### What needs to be done:
Of all the lines in the records, how many hold the word "this"? Answer with the number only.

Code that draws figures:
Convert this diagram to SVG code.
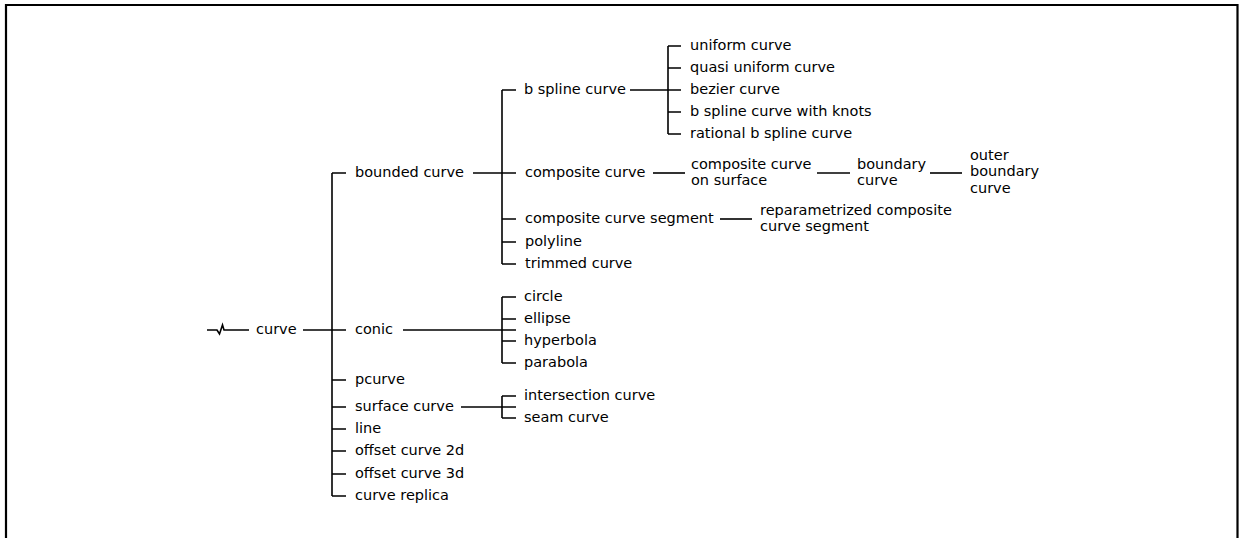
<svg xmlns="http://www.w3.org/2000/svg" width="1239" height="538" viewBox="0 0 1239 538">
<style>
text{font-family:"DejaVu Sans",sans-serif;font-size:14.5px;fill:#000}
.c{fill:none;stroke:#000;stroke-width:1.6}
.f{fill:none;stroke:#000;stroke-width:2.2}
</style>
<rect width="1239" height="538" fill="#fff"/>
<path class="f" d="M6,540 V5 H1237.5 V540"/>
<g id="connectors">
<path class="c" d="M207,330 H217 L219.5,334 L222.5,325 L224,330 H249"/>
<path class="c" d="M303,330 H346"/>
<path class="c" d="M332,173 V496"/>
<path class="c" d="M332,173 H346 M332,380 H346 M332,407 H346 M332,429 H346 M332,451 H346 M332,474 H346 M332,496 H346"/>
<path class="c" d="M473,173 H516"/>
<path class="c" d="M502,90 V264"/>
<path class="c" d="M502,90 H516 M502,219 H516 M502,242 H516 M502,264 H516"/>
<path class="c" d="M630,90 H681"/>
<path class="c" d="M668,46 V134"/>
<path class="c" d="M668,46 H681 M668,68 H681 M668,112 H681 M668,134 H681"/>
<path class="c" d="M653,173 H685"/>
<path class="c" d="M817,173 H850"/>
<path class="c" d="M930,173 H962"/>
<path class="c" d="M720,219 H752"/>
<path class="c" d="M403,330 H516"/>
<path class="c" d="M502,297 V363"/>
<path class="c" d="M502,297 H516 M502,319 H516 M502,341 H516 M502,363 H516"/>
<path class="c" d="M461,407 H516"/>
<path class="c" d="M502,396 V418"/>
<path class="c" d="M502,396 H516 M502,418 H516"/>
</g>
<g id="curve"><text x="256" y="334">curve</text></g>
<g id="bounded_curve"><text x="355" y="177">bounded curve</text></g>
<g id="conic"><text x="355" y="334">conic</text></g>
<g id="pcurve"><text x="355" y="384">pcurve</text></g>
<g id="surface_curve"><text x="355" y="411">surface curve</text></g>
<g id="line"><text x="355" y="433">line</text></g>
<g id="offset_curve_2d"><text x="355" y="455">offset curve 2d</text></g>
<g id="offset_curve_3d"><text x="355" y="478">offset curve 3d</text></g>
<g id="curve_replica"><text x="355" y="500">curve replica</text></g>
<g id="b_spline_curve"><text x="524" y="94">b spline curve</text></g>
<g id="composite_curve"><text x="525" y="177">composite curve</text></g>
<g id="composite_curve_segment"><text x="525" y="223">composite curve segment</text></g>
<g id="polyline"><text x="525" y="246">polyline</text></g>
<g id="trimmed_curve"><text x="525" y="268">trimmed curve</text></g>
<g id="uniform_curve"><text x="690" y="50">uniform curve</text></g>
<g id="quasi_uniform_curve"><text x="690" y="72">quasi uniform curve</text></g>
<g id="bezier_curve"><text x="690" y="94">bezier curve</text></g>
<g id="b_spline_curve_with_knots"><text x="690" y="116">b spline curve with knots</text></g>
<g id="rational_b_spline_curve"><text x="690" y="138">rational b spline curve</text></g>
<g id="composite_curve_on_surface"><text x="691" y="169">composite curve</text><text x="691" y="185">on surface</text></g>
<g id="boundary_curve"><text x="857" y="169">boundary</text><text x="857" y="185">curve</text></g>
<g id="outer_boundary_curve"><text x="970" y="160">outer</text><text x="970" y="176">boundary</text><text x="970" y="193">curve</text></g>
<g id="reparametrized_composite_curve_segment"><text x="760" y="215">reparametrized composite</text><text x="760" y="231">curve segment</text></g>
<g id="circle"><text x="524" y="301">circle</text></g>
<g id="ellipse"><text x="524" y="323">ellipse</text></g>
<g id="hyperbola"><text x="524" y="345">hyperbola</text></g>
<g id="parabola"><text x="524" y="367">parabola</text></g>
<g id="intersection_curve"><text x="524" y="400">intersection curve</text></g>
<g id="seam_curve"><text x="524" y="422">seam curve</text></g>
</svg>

==

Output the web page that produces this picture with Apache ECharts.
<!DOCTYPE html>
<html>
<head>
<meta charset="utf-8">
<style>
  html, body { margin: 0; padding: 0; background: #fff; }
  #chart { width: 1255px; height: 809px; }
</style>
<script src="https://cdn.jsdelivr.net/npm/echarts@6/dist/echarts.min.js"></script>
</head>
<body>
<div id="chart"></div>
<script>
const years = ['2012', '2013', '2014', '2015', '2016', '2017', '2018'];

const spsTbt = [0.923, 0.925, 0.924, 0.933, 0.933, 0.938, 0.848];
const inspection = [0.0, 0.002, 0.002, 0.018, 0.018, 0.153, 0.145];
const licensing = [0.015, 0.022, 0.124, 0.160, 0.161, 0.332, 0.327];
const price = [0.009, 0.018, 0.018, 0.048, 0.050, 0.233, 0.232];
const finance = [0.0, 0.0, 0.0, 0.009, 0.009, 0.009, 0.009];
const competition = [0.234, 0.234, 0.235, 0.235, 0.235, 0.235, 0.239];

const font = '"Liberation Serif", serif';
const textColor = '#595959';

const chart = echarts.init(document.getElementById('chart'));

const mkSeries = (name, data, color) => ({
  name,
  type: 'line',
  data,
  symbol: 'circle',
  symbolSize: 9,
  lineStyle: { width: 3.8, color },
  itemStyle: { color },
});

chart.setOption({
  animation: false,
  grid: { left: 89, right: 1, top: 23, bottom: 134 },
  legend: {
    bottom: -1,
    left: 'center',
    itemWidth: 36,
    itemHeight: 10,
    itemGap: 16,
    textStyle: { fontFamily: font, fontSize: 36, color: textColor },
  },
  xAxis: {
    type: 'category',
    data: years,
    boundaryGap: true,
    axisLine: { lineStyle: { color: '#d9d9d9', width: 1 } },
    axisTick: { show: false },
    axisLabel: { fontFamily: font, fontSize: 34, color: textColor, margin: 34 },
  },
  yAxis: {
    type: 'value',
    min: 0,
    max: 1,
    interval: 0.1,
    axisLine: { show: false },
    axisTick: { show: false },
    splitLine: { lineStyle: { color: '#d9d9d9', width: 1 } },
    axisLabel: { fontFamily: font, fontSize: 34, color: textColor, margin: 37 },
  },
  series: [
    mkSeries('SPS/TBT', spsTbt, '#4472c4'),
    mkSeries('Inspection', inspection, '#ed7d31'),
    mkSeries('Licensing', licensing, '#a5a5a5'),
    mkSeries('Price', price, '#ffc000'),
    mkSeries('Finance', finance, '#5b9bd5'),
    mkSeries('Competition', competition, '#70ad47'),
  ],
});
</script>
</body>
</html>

---

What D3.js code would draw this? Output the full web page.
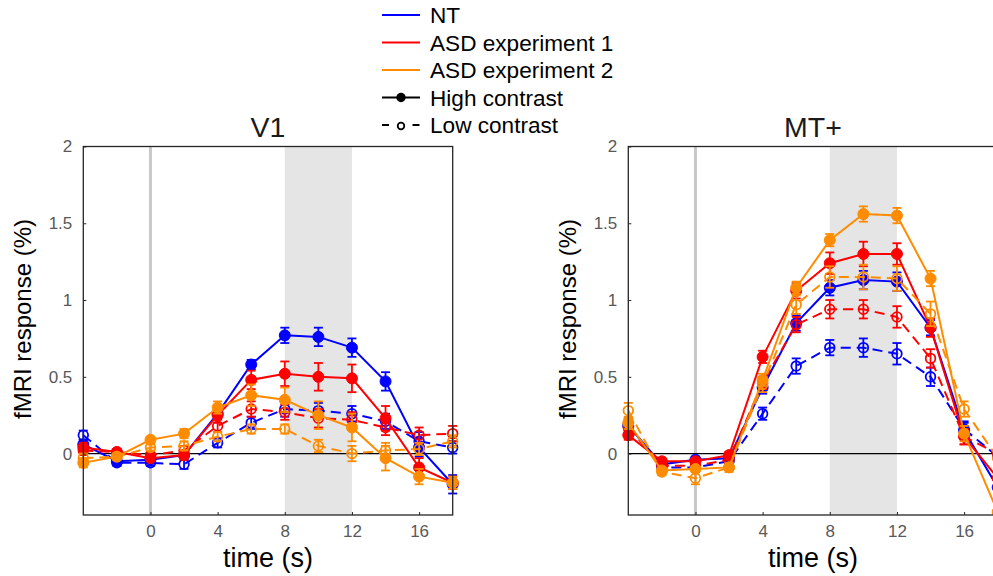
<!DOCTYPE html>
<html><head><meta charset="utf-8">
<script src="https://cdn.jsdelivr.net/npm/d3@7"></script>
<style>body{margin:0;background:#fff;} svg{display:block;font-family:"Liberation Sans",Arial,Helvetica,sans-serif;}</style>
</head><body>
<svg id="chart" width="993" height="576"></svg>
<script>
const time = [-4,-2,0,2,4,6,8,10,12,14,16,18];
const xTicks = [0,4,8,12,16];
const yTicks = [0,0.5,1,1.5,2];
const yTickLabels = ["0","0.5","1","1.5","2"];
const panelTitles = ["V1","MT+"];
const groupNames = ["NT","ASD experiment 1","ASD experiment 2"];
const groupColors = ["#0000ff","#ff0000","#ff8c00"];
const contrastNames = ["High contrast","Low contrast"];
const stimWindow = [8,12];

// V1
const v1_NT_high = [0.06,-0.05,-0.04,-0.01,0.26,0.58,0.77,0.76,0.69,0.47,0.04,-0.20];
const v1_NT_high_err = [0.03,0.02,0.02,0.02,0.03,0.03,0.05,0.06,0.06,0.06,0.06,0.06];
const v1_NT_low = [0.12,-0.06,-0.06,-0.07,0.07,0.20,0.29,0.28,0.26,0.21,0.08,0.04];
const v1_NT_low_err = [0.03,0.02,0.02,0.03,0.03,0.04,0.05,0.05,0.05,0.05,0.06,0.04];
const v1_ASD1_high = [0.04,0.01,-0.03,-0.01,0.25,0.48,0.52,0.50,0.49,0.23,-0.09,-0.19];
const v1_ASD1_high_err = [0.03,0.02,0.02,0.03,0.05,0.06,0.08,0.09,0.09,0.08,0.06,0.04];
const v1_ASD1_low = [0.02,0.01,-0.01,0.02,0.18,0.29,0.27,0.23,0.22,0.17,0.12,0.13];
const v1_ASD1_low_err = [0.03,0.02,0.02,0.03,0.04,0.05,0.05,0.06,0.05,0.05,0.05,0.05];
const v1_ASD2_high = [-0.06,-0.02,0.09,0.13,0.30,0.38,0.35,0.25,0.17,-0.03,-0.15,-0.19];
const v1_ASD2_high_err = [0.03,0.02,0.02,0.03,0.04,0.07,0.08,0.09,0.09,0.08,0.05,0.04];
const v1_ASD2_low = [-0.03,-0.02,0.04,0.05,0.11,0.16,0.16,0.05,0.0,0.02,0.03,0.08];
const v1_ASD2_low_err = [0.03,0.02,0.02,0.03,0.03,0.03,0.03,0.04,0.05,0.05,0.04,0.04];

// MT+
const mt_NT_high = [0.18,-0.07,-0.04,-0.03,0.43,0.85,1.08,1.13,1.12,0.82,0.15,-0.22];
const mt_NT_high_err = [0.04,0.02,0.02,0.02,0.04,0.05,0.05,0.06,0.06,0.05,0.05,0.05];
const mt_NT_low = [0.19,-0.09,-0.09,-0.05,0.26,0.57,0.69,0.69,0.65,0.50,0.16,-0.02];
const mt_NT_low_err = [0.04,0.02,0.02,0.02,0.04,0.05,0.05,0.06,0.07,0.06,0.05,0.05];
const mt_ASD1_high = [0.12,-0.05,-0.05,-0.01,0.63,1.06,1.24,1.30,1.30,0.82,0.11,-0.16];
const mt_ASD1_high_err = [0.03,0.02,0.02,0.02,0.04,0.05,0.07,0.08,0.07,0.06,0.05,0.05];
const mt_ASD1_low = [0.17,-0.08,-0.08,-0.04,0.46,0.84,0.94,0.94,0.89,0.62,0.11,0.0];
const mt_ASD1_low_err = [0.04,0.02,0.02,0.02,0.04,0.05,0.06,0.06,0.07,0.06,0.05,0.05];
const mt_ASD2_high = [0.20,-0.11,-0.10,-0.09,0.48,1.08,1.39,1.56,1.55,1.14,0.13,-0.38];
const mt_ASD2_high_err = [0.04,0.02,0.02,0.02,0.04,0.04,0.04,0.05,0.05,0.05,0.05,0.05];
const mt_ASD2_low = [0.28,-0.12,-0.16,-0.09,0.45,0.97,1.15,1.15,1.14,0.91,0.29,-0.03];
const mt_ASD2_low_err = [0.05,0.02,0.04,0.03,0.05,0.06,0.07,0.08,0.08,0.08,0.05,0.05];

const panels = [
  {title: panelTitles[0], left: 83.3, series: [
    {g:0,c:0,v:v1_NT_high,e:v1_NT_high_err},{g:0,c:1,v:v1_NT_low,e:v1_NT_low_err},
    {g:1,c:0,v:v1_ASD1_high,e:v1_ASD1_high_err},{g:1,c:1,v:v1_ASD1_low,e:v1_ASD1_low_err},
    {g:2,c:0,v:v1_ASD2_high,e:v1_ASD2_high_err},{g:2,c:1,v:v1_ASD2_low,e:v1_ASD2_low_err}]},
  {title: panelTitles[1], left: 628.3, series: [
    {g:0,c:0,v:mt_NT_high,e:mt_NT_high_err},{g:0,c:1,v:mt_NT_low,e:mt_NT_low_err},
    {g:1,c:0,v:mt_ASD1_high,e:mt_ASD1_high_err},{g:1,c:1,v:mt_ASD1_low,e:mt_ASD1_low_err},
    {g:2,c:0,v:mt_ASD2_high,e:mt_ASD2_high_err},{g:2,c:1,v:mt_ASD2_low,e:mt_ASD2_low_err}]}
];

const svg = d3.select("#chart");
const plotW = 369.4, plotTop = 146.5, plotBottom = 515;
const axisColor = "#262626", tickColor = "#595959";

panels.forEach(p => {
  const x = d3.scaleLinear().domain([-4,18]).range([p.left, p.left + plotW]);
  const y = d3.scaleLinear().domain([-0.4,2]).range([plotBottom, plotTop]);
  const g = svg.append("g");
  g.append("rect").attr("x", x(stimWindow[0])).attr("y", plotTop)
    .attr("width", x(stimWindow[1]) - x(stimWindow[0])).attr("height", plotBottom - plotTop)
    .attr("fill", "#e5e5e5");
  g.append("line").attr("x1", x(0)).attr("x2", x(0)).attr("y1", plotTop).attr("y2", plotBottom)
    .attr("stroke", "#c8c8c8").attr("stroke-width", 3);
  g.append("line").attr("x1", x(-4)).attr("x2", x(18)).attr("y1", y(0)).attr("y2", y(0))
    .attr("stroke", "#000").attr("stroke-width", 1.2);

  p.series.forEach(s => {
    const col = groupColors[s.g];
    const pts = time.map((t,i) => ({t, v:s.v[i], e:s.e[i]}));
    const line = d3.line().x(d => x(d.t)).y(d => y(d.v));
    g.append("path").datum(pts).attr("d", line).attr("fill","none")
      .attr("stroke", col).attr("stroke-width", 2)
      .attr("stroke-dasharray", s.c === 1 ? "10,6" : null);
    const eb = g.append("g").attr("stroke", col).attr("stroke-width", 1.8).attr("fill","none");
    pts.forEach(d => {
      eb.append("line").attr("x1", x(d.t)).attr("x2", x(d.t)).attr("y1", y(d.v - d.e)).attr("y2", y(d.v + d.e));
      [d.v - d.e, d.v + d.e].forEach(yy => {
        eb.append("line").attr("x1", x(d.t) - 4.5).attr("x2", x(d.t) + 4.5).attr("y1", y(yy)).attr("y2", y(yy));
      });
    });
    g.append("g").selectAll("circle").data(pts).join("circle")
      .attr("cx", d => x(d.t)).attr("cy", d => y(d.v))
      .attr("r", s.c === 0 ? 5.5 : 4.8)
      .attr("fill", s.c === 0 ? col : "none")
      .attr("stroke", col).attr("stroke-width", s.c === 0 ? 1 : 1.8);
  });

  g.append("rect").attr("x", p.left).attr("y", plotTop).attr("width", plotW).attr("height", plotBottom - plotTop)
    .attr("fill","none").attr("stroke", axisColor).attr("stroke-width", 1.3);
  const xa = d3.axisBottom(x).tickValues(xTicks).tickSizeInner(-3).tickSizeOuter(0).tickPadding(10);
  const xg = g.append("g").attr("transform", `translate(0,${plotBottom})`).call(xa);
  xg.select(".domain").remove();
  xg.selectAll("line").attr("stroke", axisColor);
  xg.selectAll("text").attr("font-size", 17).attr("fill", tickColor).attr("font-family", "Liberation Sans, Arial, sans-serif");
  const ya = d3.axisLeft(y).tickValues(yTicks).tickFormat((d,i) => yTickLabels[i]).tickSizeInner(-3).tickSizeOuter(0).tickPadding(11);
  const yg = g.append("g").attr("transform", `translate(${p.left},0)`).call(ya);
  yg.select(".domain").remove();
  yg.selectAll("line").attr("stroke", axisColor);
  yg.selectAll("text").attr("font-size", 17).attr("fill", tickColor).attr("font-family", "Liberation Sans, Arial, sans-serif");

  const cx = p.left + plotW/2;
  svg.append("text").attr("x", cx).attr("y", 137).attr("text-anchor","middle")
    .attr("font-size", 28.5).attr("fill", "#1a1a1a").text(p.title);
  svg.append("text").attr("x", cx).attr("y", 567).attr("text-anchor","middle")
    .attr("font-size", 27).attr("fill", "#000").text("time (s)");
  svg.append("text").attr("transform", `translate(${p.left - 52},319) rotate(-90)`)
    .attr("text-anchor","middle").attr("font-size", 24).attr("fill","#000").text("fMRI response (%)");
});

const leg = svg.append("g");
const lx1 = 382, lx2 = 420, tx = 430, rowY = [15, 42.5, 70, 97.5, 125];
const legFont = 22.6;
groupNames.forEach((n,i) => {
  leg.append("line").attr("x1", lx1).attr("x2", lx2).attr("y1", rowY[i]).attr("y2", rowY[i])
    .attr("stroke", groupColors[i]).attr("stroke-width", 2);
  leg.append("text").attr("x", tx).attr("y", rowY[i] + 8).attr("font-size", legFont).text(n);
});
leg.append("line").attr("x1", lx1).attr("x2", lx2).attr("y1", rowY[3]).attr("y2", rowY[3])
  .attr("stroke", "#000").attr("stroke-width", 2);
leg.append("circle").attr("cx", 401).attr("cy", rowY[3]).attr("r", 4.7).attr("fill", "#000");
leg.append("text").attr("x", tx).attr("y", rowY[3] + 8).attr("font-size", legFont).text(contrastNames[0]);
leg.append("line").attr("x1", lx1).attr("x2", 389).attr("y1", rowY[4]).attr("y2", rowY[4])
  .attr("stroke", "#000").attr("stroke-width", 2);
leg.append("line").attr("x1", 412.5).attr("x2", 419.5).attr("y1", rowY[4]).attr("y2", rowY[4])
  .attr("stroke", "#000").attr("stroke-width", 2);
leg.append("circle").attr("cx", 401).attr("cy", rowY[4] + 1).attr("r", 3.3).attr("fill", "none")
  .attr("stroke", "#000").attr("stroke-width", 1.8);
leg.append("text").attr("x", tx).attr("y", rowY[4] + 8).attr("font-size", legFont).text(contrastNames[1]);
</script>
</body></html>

### Solved problem:
3